对民意的批判从哪里来?如果民意指的是大多数人的意见,那么批判当然得来自少数人。民主的基本原则固然是“服从多数”,可是有一个不可或缺的下半句:“尊重少数”。在迷信民意、民粹主义越来越盛行的十年中,“服从多数”成为信条,“尊重少数”却被轻易遗忘。权威政府和暴力是明显而易见的,“多数”的暴力却往往隐于无形,因为可能批判它的人,本身或许就属于那多数而不察觉自己的霸道和粗暴。但是多数如果践踏“尊重少数”的原则,它就是另一个形式的暴力集团,彻底违背了民主的基本精神。
——龙应台《这个动荡的世界》
从一本书解读一个人,是太轻浮的解读,流于表面。我看她写的字句,会反复的思考,我为自己的无知而感到羞耻,她和安德烈的互动,和父母之间的联系,如此强烈震撼着我,我自以为是的90后的优越感被彻底击垮。我以为自己是信息爆发的一代,就应该是最进步的一代人。当然,不仅仅是因为龙应台先生的话,而是她的生平打动了我,她很真实诚恳的展现了她自己,不造做的说着她的同情心也是有限的,她的伟大和才情也是有限的,甚至智慧也是有限的。
如此愚蠢的我,曾以为自己是知道的,比平常人多那么一小撮,可笑的是那是在愚人里自娱的结果。 一个人的圈子,眼界,见识,阅历,决定了太多东西。

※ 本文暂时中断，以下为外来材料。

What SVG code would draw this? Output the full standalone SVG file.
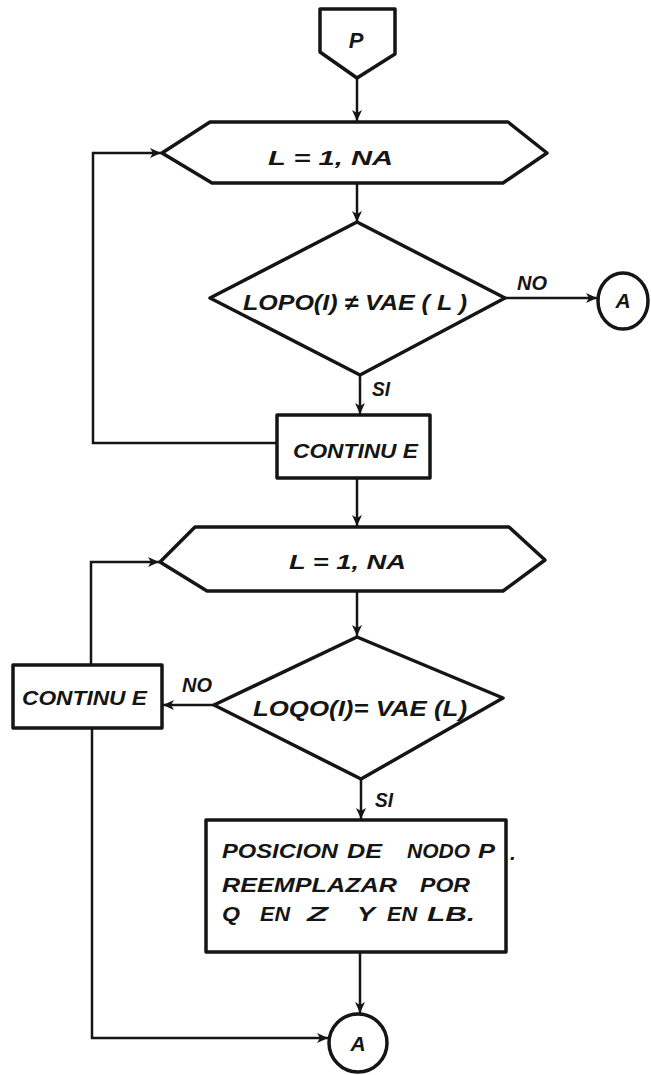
<svg xmlns="http://www.w3.org/2000/svg" width="651" height="1075" viewBox="0 0 651 1075">
  <style>
    .shape { fill: #fff; stroke: #151515; stroke-width: 3.5; stroke-linejoin: round; }
    .conn { fill: none; stroke: #151515; stroke-width: 2.5; }
    .t { font-family: "Liberation Sans", Arial, sans-serif; font-weight: bold; font-style: italic; fill: #151515; }
    .lbl { font-size: 20px; }
    .mid { text-anchor: middle; }
    .box { font-size: 21px; }
  </style>
  <defs>
    <marker id="arrow" markerUnits="userSpaceOnUse" markerWidth="12" markerHeight="12" refX="11" refY="5" orient="auto">
      <path d="M0,0 L11,5 L0,10 L3,5 z" fill="#151515"/>
    </marker>
  </defs>
  <rect width="651" height="1075" fill="#fff"/>

  <!-- connectors -->
  <g id="connectors">
    <line class="conn" x1="357" y1="78" x2="357" y2="121" marker-end="url(#arrow)"/>
    <line class="conn" x1="357" y1="183" x2="357" y2="222" marker-end="url(#arrow)"/>
    <line class="conn" x1="505" y1="298" x2="597" y2="298" marker-end="url(#arrow)"/>
    <line class="conn" x1="360" y1="375" x2="360" y2="414" marker-end="url(#arrow)"/>
    <polyline class="conn" points="277,443 93,443 93,153 161,153" marker-end="url(#arrow)"/>
    <line class="conn" x1="357" y1="478" x2="357" y2="526" marker-end="url(#arrow)"/>
    <line class="conn" x1="357" y1="591" x2="357" y2="636" marker-end="url(#arrow)"/>
    <polyline class="conn" points="91,665 91,562 159,562" marker-end="url(#arrow)"/>
    <line class="conn" x1="214" y1="705" x2="163" y2="705" marker-end="url(#arrow)"/>
    <line class="conn" x1="361" y1="779" x2="361" y2="819" marker-end="url(#arrow)"/>
    <line class="conn" x1="360" y1="952" x2="360" y2="1013" marker-end="url(#arrow)"/>
    <polyline class="conn" points="92,728 92,1038 328,1038" marker-end="url(#arrow)"/>
  </g>

  <!-- off-page connector P -->
  <g id="start-p">
    <polygon class="shape" points="320,9 395,9 395,54 357,78 320,52"/>
    <text class="t mid" x="356" y="48" font-size="22">P</text>
  </g>

  <!-- first DO loop -->
  <g id="loop1">
    <polygon class="shape" points="162,153 210,122 508,122 547,153 503,183 212,183"/>
    <text class="t" x="268" y="165" font-size="21" textLength="125" lengthAdjust="spacingAndGlyphs">L = 1, NA</text>
  </g>

  <g id="test1">
    <polygon class="shape" points="357,222 505,298 360,375 210,298"/>
    <text class="t" x="243" y="310" font-size="22" textLength="224" lengthAdjust="spacingAndGlyphs">LOPO(I) ≠ VAE ( L )</text>
    <text class="t lbl" x="517" y="290" textLength="30" lengthAdjust="spacingAndGlyphs">NO</text>
    <text class="t lbl" x="372" y="396" textLength="18" lengthAdjust="spacingAndGlyphs">SI</text>
  </g>

  <g id="conn-a-top">
    <ellipse class="shape" cx="623" cy="301" rx="25" ry="28"/>
    <text class="t mid" x="623" y="308" font-size="21">A</text>
  </g>

  <g id="continue1">
    <rect class="shape" x="277" y="415" width="153" height="63"/>
    <text class="t" x="293" y="458" font-size="21" textLength="125" lengthAdjust="spacingAndGlyphs">CONTINU E</text>
  </g>

  <!-- second DO loop -->
  <g id="loop2">
    <polygon class="shape" points="160,562 195,527 509,527 545,560 503,591 207,591"/>
    <text class="t" x="289" y="569" font-size="20" textLength="117" lengthAdjust="spacingAndGlyphs">L = 1, NA</text>
  </g>

  <g id="test2">
    <polygon class="shape" points="357,637 503,698 361,779 214,705"/>
    <text class="t" x="253" y="716" font-size="22" textLength="214" lengthAdjust="spacingAndGlyphs">LOQO(I)= VAE (L)</text>
    <text class="t lbl" x="182" y="692" textLength="30" lengthAdjust="spacingAndGlyphs">NO</text>
    <text class="t lbl" x="375" y="807" textLength="18" lengthAdjust="spacingAndGlyphs">SI</text>
  </g>

  <g id="continue2">
    <rect class="shape" x="13" y="665" width="149" height="63"/>
    <text class="t" x="22" y="705" font-size="21" textLength="125" lengthAdjust="spacingAndGlyphs">CONTINU E</text>
  </g>

  <g id="replace">
    <rect class="shape" x="206" y="820" width="300" height="132"/>
    <g class="t box">
      <text x="222" y="858" textLength="116" lengthAdjust="spacingAndGlyphs">POSICION</text>
      <text x="347" y="858" textLength="35" lengthAdjust="spacingAndGlyphs">DE</text>
      <text x="407" y="858" textLength="63" lengthAdjust="spacingAndGlyphs">NODO</text>
      <text x="478" y="858" textLength="17" lengthAdjust="spacingAndGlyphs">P</text>
      <text x="510" y="860">.</text>
      <text x="222" y="892" textLength="175" lengthAdjust="spacingAndGlyphs">REEMPLAZAR</text>
      <text x="420" y="892" textLength="50" lengthAdjust="spacingAndGlyphs">POR</text>
      <text x="222" y="921" textLength="18" lengthAdjust="spacingAndGlyphs">Q</text>
      <text x="260" y="921" textLength="30" lengthAdjust="spacingAndGlyphs">EN</text>
      <text x="307" y="921" textLength="21" lengthAdjust="spacingAndGlyphs">Z</text>
      <text x="357" y="921" textLength="18" lengthAdjust="spacingAndGlyphs">Y</text>
      <text x="387" y="921" textLength="30" lengthAdjust="spacingAndGlyphs">EN</text>
      <text x="427" y="921" textLength="48" lengthAdjust="spacingAndGlyphs">LB.</text>
    </g>
  </g>

  <g id="conn-a-bottom">
    <circle class="shape" cx="358" cy="1043" r="29"/>
    <text class="t mid" x="358" y="1051" font-size="21">A</text>
  </g>
</svg>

安德烈在19岁就走过了大半个欧洲,即使他偶有不成熟的表现,那又如何呢,他经历的,已经比我们一般人多了太多。他在19岁思考的问题,在我19岁的时候是什么样子?我没有念过大学,也没有读很多的书,我说不出名人名言,脑子里偶尔一片空白,其实这很可怕,以前是不知道的。
现在大多数的鸡汤都告诉我们,任何时候开始都不太晚,只要我们最终幡然醒悟。是的呢,然而这很相对。相对于没有醒悟的人,我们领悟了更多,换个角度,你却永远追不上早就醒悟的人,他们用指数型的速度成长,他们灵魂和技能的充实,让早就蹉跎了时光的loser望尘莫及。所谓的再晚都来得及,是多么的轻描淡写。时光,明明是不可重复的财富。它,没有给人以回头后悔的机会,对所有人都很公平,这个纬度上,我们有失之毫厘差之千里的距离。 loser就是loser,即使成功也得从不同的角度解析。
少时的我在农村里满山遍野的奔跑,在清澈的溪水里玩耍捉小鱼,在能泼朋友一身水而开怀大笑,纯真无邪的岁月给我的回忆大概如龙应台先生在书里写到的那般,她说,她的价值观她的锚,定在了那里。在她的岁月里,沾染着革命的色彩。那么我的呢,我仔细地思考。 年轻一代的价值观在哪里,又是否有什么值得我们用革命的心态去反叛?是她提出来的?在十几年前,那时候的我,没有读过一本课外读物,当然也是因为没有条件。有条件我会去读么?答案是否定的,我对自己还真是嗤之以鼻。
读一本书,认识一个人,了解一个故事,思考我自己。为生活重新思考定义,它存在的意义。